The Vampire is the blood-drinking undead of European, especially Eastern European, legend: a corpse that rises from the grave by night to feed upon the blood of the living — spreading death and plague, draining its victims until they too become vampires — an immortal, soulless predator destroyed only by stake, fire, decapitation, or the light of day, and the most famous and enduring of all the undead. It is the blood-drinker, the undead of the grave.
The Undead of the Grave
The Vampire (a word that entered Western Europe from the Slavic lands in the 18th century, amid a wave of vampire-panics in the Balkans and Eastern Europe) is the archetypal blood-drinking revenant — the dead who do not stay dead, but rise from the grave to prey upon the living. The belief is ancient and widespread (with kin in the Greek vrykolakas, the Slavic upir, the Romanian strigoi, the German [nachzehrer], and demonic blood-drinkers like Lilith and the lamia), but it crystallised into the classic European vampire in the folklore of the Slavic and Balkan peoples, where the dread of the restless, blood-sucking dead was vivid and the rituals against them grimly real.
The Feeding and the Spread
The vampire’s nature is to feed on blood. It rises from its grave by night (lying as if dead, often fresh and ruddy and undecayed, by day) and seeks out the living — often first its own family and neighbours — to drink their blood, draining their life so that they sicken and waste and die. And the vampire’s curse spreads: those killed by a vampire, or otherwise tainted, may themselves rise as vampires, so that a single vampire could bring a chain of deaths and a plague of the undead upon a whole village — which is why vampire-belief so often flared in the wake of epidemics, the unexplained deaths blamed on the first-buried risen as a vampire. Vampires were thought to arise from many causes: the wicked, the excommunicate, suicides, the unbaptised, those improperly buried, or those over whose corpse an animal had leapt.

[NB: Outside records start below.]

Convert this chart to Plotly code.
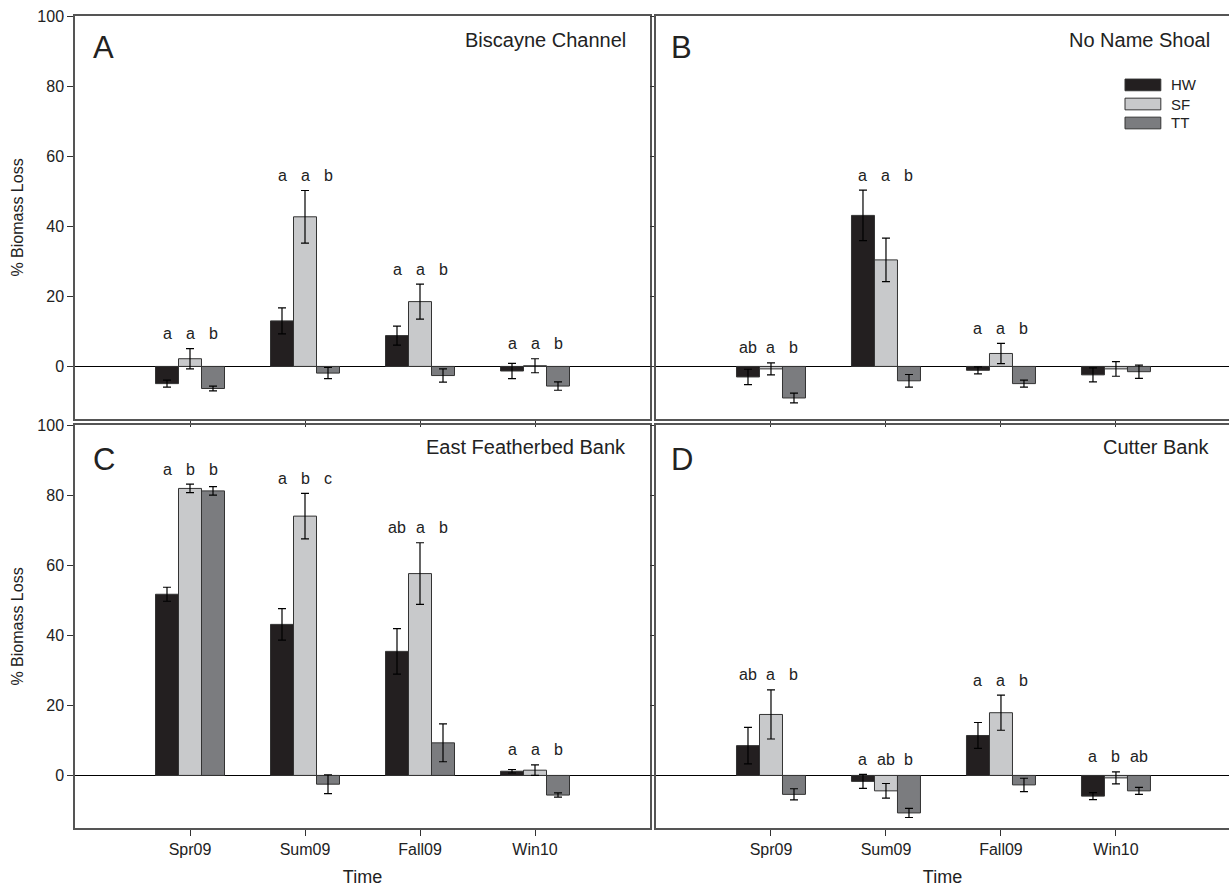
import plotly.graph_objects as go

categories = ["Spr09", "Sum09", "Fall09", "Win10"]
groups = ["HW", "SF", "TT"]

# Panel A - Biscayne Channel
A_HW = [-4.9, 13.0, 8.8, -1.3]
A_HW_err = [1.0, 3.7, 2.7, 2.2]
A_SF = [2.2, 42.7, 18.5, 0.2]
A_SF_err = [2.9, 7.5, 5.0, 2.0]
A_TT = [-6.3, -1.9, -2.6, -5.6]
A_TT_err = [0.7, 1.6, 1.9, 1.2]
A_letters = [["a", "a", "b"], ["a", "a", "b"], ["a", "a", "b"], ["a", "a", "b"]]

# Panel B - No Name Shoal
B_HW = [-3.0, 43.1, -1.1, -2.4]
B_HW_err = [2.2, 7.2, 1.0, 2.0]
B_SF = [-0.7, 30.4, 3.7, -0.7]
B_SF_err = [1.7, 6.2, 2.9, 2.1]
B_TT = [-9.0, -4.1, -4.9, -1.5]
B_TT_err = [1.4, 1.8, 1.0, 1.9]
B_letters = [["ab", "a", "b"], ["a", "a", "b"], ["a", "a", "b"], None]

# Panel C - East Featherbed Bank
C_HW = [51.7, 43.1, 35.4, 1.2]
C_HW_err = [2.0, 4.5, 6.5, 0.5]
C_SF = [81.9, 74.0, 57.6, 1.5]
C_SF_err = [1.2, 6.5, 8.8, 1.5]
C_TT = [81.2, -2.5, 9.3, -5.6]
C_TT_err = [1.2, 2.7, 5.4, 0.6]
C_letters = [["a", "b", "b"], ["a", "b", "c"], ["ab", "a", "b"], ["a", "a", "b"]]

# Panel D - Cutter Bank
D_HW = [8.5, -1.7, 11.4, -5.9]
D_HW_err = [5.2, 2.0, 3.7, 1.0]
D_SF = [17.4, -4.4, 17.9, -0.7]
D_SF_err = [7.0, 2.1, 5.0, 1.7]
D_TT = [-5.4, -10.7, -2.7, -4.4]
D_TT_err = [1.6, 1.3, 1.9, 1.0]
D_letters = [["ab", "a", "b"], ["a", "ab", "b"], ["a", "a", "b"], ["a", "b", "ab"]]

panel_titles = ["Biscayne Channel", "No Name Shoal", "East Featherbed Bank", "Cutter Bank"]
panel_tags = ["A", "B", "C", "D"]

colors = {"HW": "#231f20", "SF": "#c8c9cb", "TT": "#7b7c7f"}
FONT = "Liberation Sans, Arial, sans-serif"
FRAME = "#555555"
BARGAP = 0.4

panels = [
    ([A_HW, A_SF, A_TT], [A_HW_err, A_SF_err, A_TT_err], A_letters),
    ([B_HW, B_SF, B_TT], [B_HW_err, B_SF_err, B_TT_err], B_letters),
    ([C_HW, C_SF, C_TT], [C_HW_err, C_SF_err, C_TT_err], C_letters),
    ([D_HW, D_SF, D_TT], [D_HW_err, D_SF_err, D_TT_err], D_letters),
]

fig = go.Figure()
annotations = []
shapes = []

for p, (vals, errs, letters) in enumerate(panels):
    ax = "" if p == 0 else str(p + 1)
    for g, name in enumerate(groups):
        fig.add_trace(go.Bar(
            x=categories, y=vals[g], name=name,
            xaxis="x" + ax, yaxis="y" + ax,
            marker=dict(color=colors[name], line=dict(color="#333333", width=1)),
            error_y=dict(type="data", array=errs[g], visible=True, color="black",
                         thickness=1.2, width=4),
            showlegend=False,
        ))
    gw = 1 - BARGAP
    for i, labs in enumerate(letters):
        if labs is None:
            continue
        top = max(0, max(vals[g][i] + errs[g][i] for g in range(3)))
        for g, lab in enumerate(labs):
            annotations.append(dict(
                x=i + (g - 1) * gw / 3, y=top, xref="x" + ax, yref="y" + ax,
                text=lab, showarrow=False, yanchor="middle", yshift=15,
                font=dict(family=FONT, size=16, color="#222222")))
    # panel title & tag
    annotations.append(dict(
        x=0.962 if p % 2 == 0 else 0.970, y=0.94 if p < 2 else 0.945,
        xref="x" + ax + " domain", yref="y" + ax + " domain",
        text=panel_titles[p], showarrow=False, xanchor="right", yanchor="middle",
        font=dict(family=FONT, size=20, color="#222222")))
    annotations.append(dict(
        x=0.028 if p % 2 == 0 else 0.022, y=0.922 if p < 2 else 0.915,
        xref="x" + ax + " domain", yref="y" + ax + " domain",
        text=panel_tags[p], showarrow=False, xanchor="left", yanchor="middle",
        font=dict(family=FONT, size=31, color="#222222")))

# legend in panel B
leg_y = [0.829, 0.7816, 0.7345]
for g, name in enumerate(groups):
    shapes.append(dict(type="rect", xref="x2 domain", yref="y2 domain",
                       x0=0.8185, x1=0.881, y0=leg_y[g] - 0.0145, y1=leg_y[g] + 0.0145,
                       fillcolor=colors[name], line=dict(color="#333333", width=1)))
    annotations.append(dict(x=0.895, y=leg_y[g], xref="x2 domain", yref="y2 domain",
                            text=name, showarrow=False, xanchor="left", yanchor="middle",
                            font=dict(family=FONT, size=15, color="#222222")))

W, H = 1229, 887
ml, mr, mt, mb = 75, 0, 16, 59
pw, ph = W - ml - mr, H - mt - mb
left_dom = [0, 575 / pw]
right_dom = [581 / pw, 1]
top_dom = [409 / ph, 1]
bot_dom = [0, 403 / ph]


def xax(dom, anchor, labels, rng):
    d = dict(domain=dom, anchor=anchor, type="category", range=rng,
             showline=True, mirror=True, linecolor=FRAME, linewidth=1.5,
             ticks="outside", ticklen=6, tickcolor="#333333", tickwidth=1,
             showgrid=False, zeroline=False, showticklabels=labels,
             tickfont=dict(family=FONT, size=16, color="#222222"))
    if labels:
        d["title"] = dict(text="Time", font=dict(family=FONT, size=18, color="#222222"), standoff=13)
    return d


def yax(dom, anchor, labels, mirror):
    d = dict(domain=dom, anchor=anchor, range=[-15, 100],
             tickvals=[0, 20, 40, 60, 80, 100],
             showline=True, mirror=mirror, linecolor=FRAME, linewidth=1.5,
             ticks="outside", ticklen=6 if labels else 4, tickcolor="#333333", tickwidth=1,
             showgrid=False, zeroline=True, zerolinecolor="black", zerolinewidth=1,
             showticklabels=labels,
             tickfont=dict(family=FONT, size=16, color="#222222"))
    if labels:
        d["title"] = dict(text="% Biomass Loss", font=dict(family=FONT, size=16, color="#222222"), standoff=10)
    return d


fig.update_layout(
    width=W, height=H,
    margin=dict(l=ml, r=mr, t=mt, b=mb),
    paper_bgcolor="white", plot_bgcolor="white",
    barmode="group", bargap=BARGAP, bargroupgap=0,
    xaxis=xax(left_dom, "y", False, [-1, 4]),
    yaxis=yax(top_dom, "x", True, True),
    xaxis2=xax(right_dom, "y2", False, [-1, 3.983]),
    yaxis2=yax(top_dom, "x2", False, False),
    xaxis3=xax(left_dom, "y3", True, [-1, 4]),
    yaxis3=yax(bot_dom, "x3", True, True),
    xaxis4=xax(right_dom, "y4", True, [-1, 3.983]),
    yaxis4=yax(bot_dom, "x4", False, False),
    annotations=annotations,
    shapes=shapes,
    font=dict(family=FONT),
)

fig.write_html("out.html")
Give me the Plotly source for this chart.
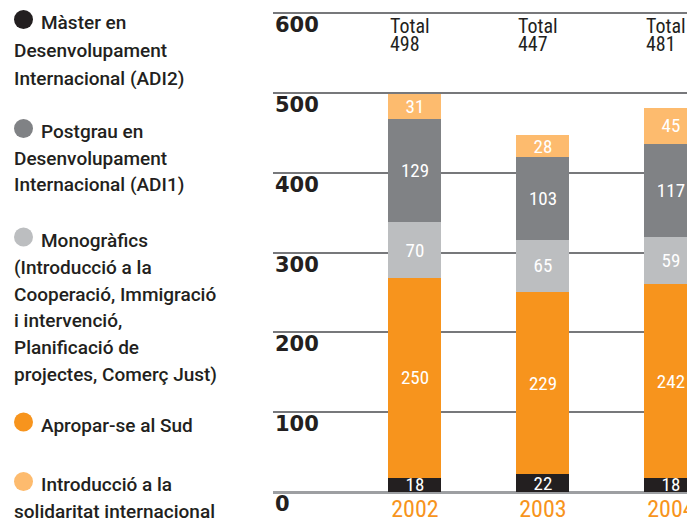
import plotly.graph_objects as go

YEARS = ['2002', '2003', '2004']
MASTER_ADI2 = [18, 22, 18]
APROPAR_SUD = [250, 229, 242]
MONOGRAFICS = [70, 65, 59]
POSTGRAU_ADI1 = [129, 103, 117]
INTRO_SOLIDARITAT = [31, 28, 45]
Y_TICKS = [0, 100, 200, 300, 400, 500, 600]

LEGEND_ITEMS = [
  ['Màster en', 'Desenvolupament', 'Internacional (ADI2)'],
  ['Postgrau en', 'Desenvolupament', 'Internacional (ADI1)'],
  ['Monogràfics', '(Introducció a la', 'Cooperació, Immigració',
   'i intervenció,', 'Planificació de', 'projectes, Comerç Just)'],
  ['Apropar-se al Sud'],
  ['Introducció a la', 'solidaritat internacional'],
]

# page body has an 8px margin, so the figure is drawn 8px smaller
OFF = 8
W, H = 695 - OFF, 519 - OFF
DARK = '#231f20'
COLORS = ['#231f20', '#808285', '#bcbec0', '#f7941d', '#fdbb6e']  # legend order
NARROW = 'Liberation Sans Narrow, Roboto Condensed, Arial Narrow, sans-serif'
LEGEND_FONT = 'Roboto, Liberation Sans, sans-serif'

def px(x):
  # screen pixel -> paper x
  return (x - OFF) / W

def py(y):
  # screen pixel -> paper y
  return 1 - (y - OFF) / H

# stacked from bottom to top
series = [
  ('Màster ADI2', MASTER_ADI2, COLORS[0]),
  ('Apropar-se al Sud', APROPAR_SUD, COLORS[3]),
  ('Monogràfics', MONOGRAFICS, COLORS[2]),
  ('Postgrau ADI1', POSTGRAU_ADI1, COLORS[1]),
  ('Introducció', INTRO_SOLIDARITAT, COLORS[4]),
]

fig = go.Figure()
for name, vals, col in series:
  fig.add_trace(go.Bar(
    x=YEARS, y=vals, name=name, marker_color=col, marker_line_width=0,
    width=0.414, text=[str(v) for v in vals], textposition='inside',
    insidetextanchor='middle', textangle=0,
    textfont=dict(family=NARROW, size=19, color='white'),
  ))

totals = [sum(t) for t in zip(MASTER_ADI2, APROPAR_SUD, MONOGRAFICS, POSTGRAU_ADI1, INTRO_SOLIDARITAT)]

annotations = []
for i, tot in enumerate(totals):
  for label, shift in (('Total', 1), (str(tot), -17)):
    annotations.append(dict(
      x=i, y=600, xref='x', yref='y', xanchor='left', yanchor='top',
      xshift=-27, yshift=shift, text=label, showarrow=False,
      font=dict(family=NARROW, size=20, color=DARK),
    ))

for t in Y_TICKS:
  annotations.append(dict(
    x=px(273), y=t, xref='paper', yref='y', xanchor='left', yanchor='top',
    yshift=2, text='<b>%d</b>' % t, showarrow=False,
    font=dict(family='DejaVu Sans', size=21, color=DARK),
  ))

# legend on the left, drawn by hand
line_y = [[22.5, 50, 78], [131.5, 158.5, 185], [240, 267, 294, 320.5, 347, 374],
          [425], [484.5, 511]]
shapes = []
for item, ys, col in zip(LEGEND_ITEMS, line_y, COLORS):
  for k, (txt, y) in enumerate(zip(item, ys)):
    annotations.append(dict(
      x=px(39 if k == 0 else 12), y=py(y), xref='paper', yref='paper',
      xanchor='left', yanchor='middle', text=txt, showarrow=False,
      font=dict(family=LEGEND_FONT, size=19, color=DARK, weight=500),
    ))
  cy = ys[0] - 3
  shapes.append(dict(
    type='circle', xref='paper', yref='paper', x0=px(14), x1=px(33),
    y0=py(cy + 9.5), y1=py(cy - 9.5), fillcolor=col, line_width=0,
  ))

# 0 at screen y=492, 600 at y=13
unit = (492 - 13) / 600
ytop = 602

fig.update_layout(
  width=W, height=H, barmode='stack', showlegend=False,
  margin=dict(l=0, r=0, t=0, b=0),
  paper_bgcolor='white', plot_bgcolor='white',
  annotations=annotations, shapes=shapes,
  uniformtext=dict(minsize=19, mode='show'),
  xaxis=dict(
    domain=[px(273), 1], type='category', range=[-1.109, 2.188],
    showgrid=False, showline=False, ticks='', automargin=False,
    tickfont=dict(family=NARROW, size=24, color='#f7941d'),
  ),
  yaxis=dict(
    domain=[py(492), py(492 - ytop * unit)], range=[0, ytop], tickvals=Y_TICKS,
    showticklabels=False, showgrid=True, gridcolor='#77787b', gridwidth=1.5,
    zeroline=True, zerolinecolor='#9d9fa2', zerolinewidth=2.5,
    automargin=False,
  ),
)

fig.write_html("out.html")
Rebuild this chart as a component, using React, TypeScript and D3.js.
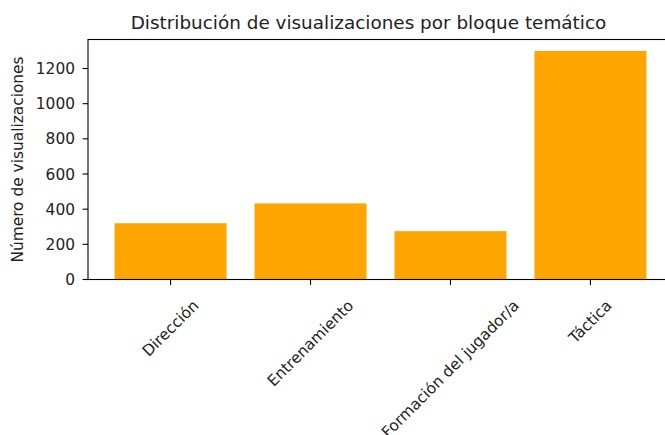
import React, { useRef, useEffect } from 'react';
import * as d3 from 'd3';

const categories = ['Dirección', 'Entrenamiento', 'Formación del jugador/a', 'Táctica'];
const views = [320, 433, 275, 1300];
const yTicks = [0, 200, 400, 600, 800, 1000, 1200];

const App: React.FC = () => {
	const svgRef = useRef<SVGSVGElement | null>(null);

	useEffect(() => {
		if (!svgRef.current) return;

		const width = 665;
		const height = 435;
		const margin = { top: 39.5, left: 88, bottom: 279.5, right: 673 };
		const font = 'DejaVu Sans, sans-serif';
		const tickSize = 15.4;
		const tickLen = 5.4;

		const svg = d3.select(svgRef.current)
			.attr('width', width)
			.attr('height', height);
		svg.selectAll('*').remove();

		// linear x mimicking matplotlib bar(width=0.8) with 5% margins
		const n = categories.length;
		const x = d3.scaleLinear()
			.domain([-0.4 - 0.19, n - 1 + 0.4 + 0.19])
			.range([margin.left, margin.right]);
		const y = d3.scaleLinear()
			.domain([0, d3.max(views)! * 1.05])
			.range([margin.bottom, margin.top]);

		// bars
		svg.append('g')
			.selectAll('rect')
			.data(views)
			.join('rect')
			.attr('x', (_, i) => x(i - 0.4))
			.attr('width', x(0.8) - x(0))
			.attr('y', d => y(d))
			.attr('height', d => y(0) - y(d))
			.attr('fill', '#FFA500');

		// spines
		svg.append('rect')
			.attr('x', margin.left)
			.attr('y', margin.top)
			.attr('width', margin.right - margin.left)
			.attr('height', margin.bottom - margin.top)
			.attr('fill', 'none')
			.attr('stroke', '#000')
			.attr('stroke-width', 1.1);

		// y axis
		const yg = svg.append('g');
		yTicks.forEach(t => {
			yg.append('line')
				.attr('x1', margin.left - tickLen)
				.attr('x2', margin.left)
				.attr('y1', y(t))
				.attr('y2', y(t))
				.attr('stroke', '#000')
				.attr('stroke-width', 1.1);
			yg.append('text')
				.attr('x', margin.left - 13)
				.attr('y', y(t))
				.attr('dy', '0.36em')
				.attr('text-anchor', 'end')
				.attr('font-family', font)
				.attr('font-size', tickSize)
				.attr('fill', '#222')
				.text(t);
		});

		// x axis
		const xg = svg.append('g');
		categories.forEach((c, i) => {
			xg.append('line')
				.attr('x1', x(i))
				.attr('x2', x(i))
				.attr('y1', margin.bottom)
				.attr('y2', margin.bottom + tickLen)
				.attr('stroke', '#000')
				.attr('stroke-width', 1.1);
			const label = xg.append('text')
				.attr('text-anchor', 'middle')
				.attr('dominant-baseline', 'central')
				.attr('font-family', font)
				.attr('font-size', tickSize)
				.attr('fill', '#222')
				.text(c);
			const w = (label.node() as SVGTextElement).getComputedTextLength();
			const h = (w + 14) / Math.SQRT2;
			label.attr('transform', `translate(${x(i)},${margin.bottom + 18.5 + h / 2}) rotate(-45)`);
		});

		// y label
		svg.append('text')
			.attr('transform', `translate(18,${(margin.top + margin.bottom) / 2}) rotate(-90)`)
			.attr('text-anchor', 'middle')
			.attr('dominant-baseline', 'central')
			.attr('font-family', font)
			.attr('font-size', tickSize)
			.attr('fill', '#222')
			.text('Número de visualizaciones');

		// title
		svg.append('text')
			.attr('x', 368.5)
			.attr('y', 29)
			.attr('text-anchor', 'middle')
			.attr('font-family', font)
			.attr('font-size', 18.4)
			.attr('fill', '#222')
			.text('Distribución de visualizaciones por bloque temático');
	}, []);

	return (
		<svg ref={svgRef} style={{ position: 'absolute', left: 0, top: 0, display: 'block' }} />
	);
};

export default App;
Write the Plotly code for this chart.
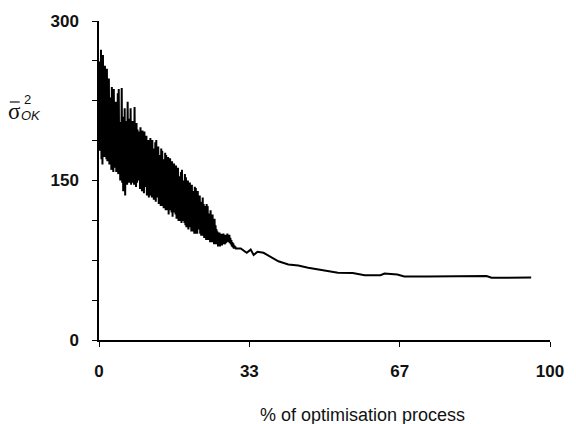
import numpy as np
import plotly.graph_objects as go

# Noisy early phase: upper and lower swings read per pixel column (0 % .. ~30.3 %)
noisy_hi = [195,262,273,250,268,244,258,236,255,240,
            246,228,222,238,206,236,214,224,208,232,
            236,205,198,237,210,204,218,200,206,224,
            196,208,218,194,206,188,219,190,204,198,
            182,196,200,186,197,176,196,184,192,170,
            188,184,190,172,188,178,180,186,188,168,
            182,174,164,180,178,170,160,176,174,166,
            172,156,171,162,168,152,166,158,164,150,
            162,154,146,158,160,150,142,156,153,140,
            150,144,148,136,146,140,132,144,143,136,
            140,128,136,130,124,134,128,126,120,128,
            126,119,112,122,116,118,106,114,108,104,
            102,100,101,94,100,97,100,96,99,97,
            100,97,99,96,94,92,91,89,88]
noisy_lo = [178,182,170,165,186,172,176,170,168,180,
            165,170,160,172,158,162,166,158,164,156,
            160,150,156,148,140,154,136,150,146,158,
            148,154,146,148,156,146,152,144,148,154,
            150,142,148,140,152,138,144,146,136,142,
            134,144,136,134,138,132,140,130,134,136,
            128,130,126,134,126,124,128,122,130,122,
            118,122,124,120,116,120,122,118,114,116,
            112,118,112,110,112,114,110,108,106,110,
            104,106,108,102,104,102,100,104,100,100,
            106,104,100,98,100,98,96,98,94,96,
            94,96,92,94,92,94,90,92,90,92,
            88,90,88,90,89,90,91,90,91,92,
            93,92,91,90,88,87,86,86,86]
noisy_end = 30.33  # % of process where the noisy phase ends

# Settled phase
smooth_x = [31.43, 32.75, 33.63, 34.29, 35.16, 36.48, 38.02, 39.78, 41.98, 44.18,
            46.37, 48.57, 50.77, 52.97, 56.26, 58.90, 62.42, 63.30, 66.15, 67.69,
            72.75, 77.58, 78.02, 85.93, 87.03, 92.53, 95.82]
smooth_y = [86, 82, 85, 80, 83, 82, 78, 74, 71, 70,
            68, 66.5, 65, 63.3, 63, 61, 61, 62.5, 61.5, 59.8,
            59.8, 59.8, 60.4, 60.2, 58.5, 58.3, 58.8]

y_tickvals = [0, 37.5, 75, 112.5, 150, 187.5, 225, 262.5, 300]
y_ticktext = ["<b>0</b>", "", "", "", "<b>150</b>", "", "", "", "<b>300</b>"]
x_tickvals = [0, 100/3, 200/3, 100]
x_ticktext = ["<b>0</b>", "<b>33</b>", "<b>67</b>", "<b>100</b>"]

noisy_y = []
for h, l in zip(noisy_hi, noisy_lo):
    noisy_y.extend([h, l])
noisy_x = list(np.linspace(0, noisy_end, len(noisy_y)))

xs = noisy_x + smooth_x
ys = noisy_y + smooth_y

fig = go.Figure()
fig.add_trace(go.Scatter(x=xs, y=ys, mode="lines",
                         line=dict(color="black", width=2), showlegend=False))

W, H = 576, 424
L, R, T, B = 99, 22, 21, 84
pw, ph = W - L - R, H - T - B

def px(xp):
    return (xp - L) / pw

def py(yp):
    return (H - B - yp) / ph

tickfont = dict(family="Liberation Sans, Arial, sans-serif", size=17, color="#111")

fig.update_layout(
    width=W, height=H,
    margin=dict(l=L, r=R, t=T, b=B),
    paper_bgcolor="white", plot_bgcolor="white",
    xaxis=dict(range=[0, 100], tickvals=x_tickvals, ticktext=x_ticktext,
               showline=True, linecolor="black", linewidth=1.5,
               ticks="outside", ticklen=5, tickwidth=1.3, tickcolor="black",
               showgrid=False, zeroline=False, tickfont=tickfont,
               ticklabelstandoff=10),
    yaxis=dict(range=[0, 300], tickvals=y_tickvals, ticktext=y_ticktext,
               showline=True, linecolor="black", linewidth=1.5,
               ticks="outside", ticklen=5, tickwidth=1.3, tickcolor="black",
               showgrid=False, zeroline=False, tickfont=tickfont,
               ticklabelstandoff=10),
    annotations=[
        dict(text="% of optimisation process", xref="paper", yref="paper",
             x=px(365), y=py(415), showarrow=False, xanchor="center", yanchor="middle",
             font=dict(family="Liberation Sans, Arial, sans-serif", size=18, color="#111")),
        dict(text="σ", xref="paper", yref="paper", x=px(13.5), y=py(111),
             showarrow=False, xanchor="center", yanchor="middle",
             font=dict(family="Liberation Serif, serif", size=23, color="#111")),
        dict(text="2", xref="paper", yref="paper", x=px(27), y=py(100),
             showarrow=False, xanchor="center", yanchor="middle",
             font=dict(family="Liberation Sans, Arial, sans-serif", size=13, color="#111")),
        dict(text="<i>OK</i>", xref="paper", yref="paper", x=px(30), y=py(115),
             showarrow=False, xanchor="center", yanchor="middle",
             font=dict(family="Liberation Sans, Arial, sans-serif", size=13, color="#111")),
    ],
    shapes=[
        dict(type="line", xref="paper", yref="paper",
             x0=px(9), x1=px(19), y0=py(102), y1=py(102),
             line=dict(color="#111", width=1.2)),
    ],
)

fig.write_html("out.html")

The Stake and the Modern Vampire
Against the vampire, the folk had grim and specific remedies: the suspected grave was opened, and a vampire found undecayed and bloated with blood was destroyed by driving a wooden stake (of ash, hawthorn, or aspen) through its heart, by cutting off its head, by burning the body to ashes, by filling the mouth with garlic or a stone, or by other means — rituals attested in real, gruesome historical accounts of grave-openings. The vampire was warded by garlic, by holy water and the cross, by running water it could not cross, and by the dawn (in much later lore, sunlight destroys it). From this folklore, the literary vampire was born — the seductive, aristocratic, immortal predator of Polidori’s “The Vampyre” and, supremely, Bram Stoker’s Dracula (1897), who gave the vampire its now-classic powers (shapeshifting into a bat or wolf or mist, hypnotic seduction, immortality, the need for native earth) and made it the most famous monster in the modern world. In the Vampire, Europe gave form to the blood-drinking undead — the corpse that rises to feed on the living and spread its curse, destroyed by stake and fire and sun, the immortal predator of the grave and the deathless king of the undead.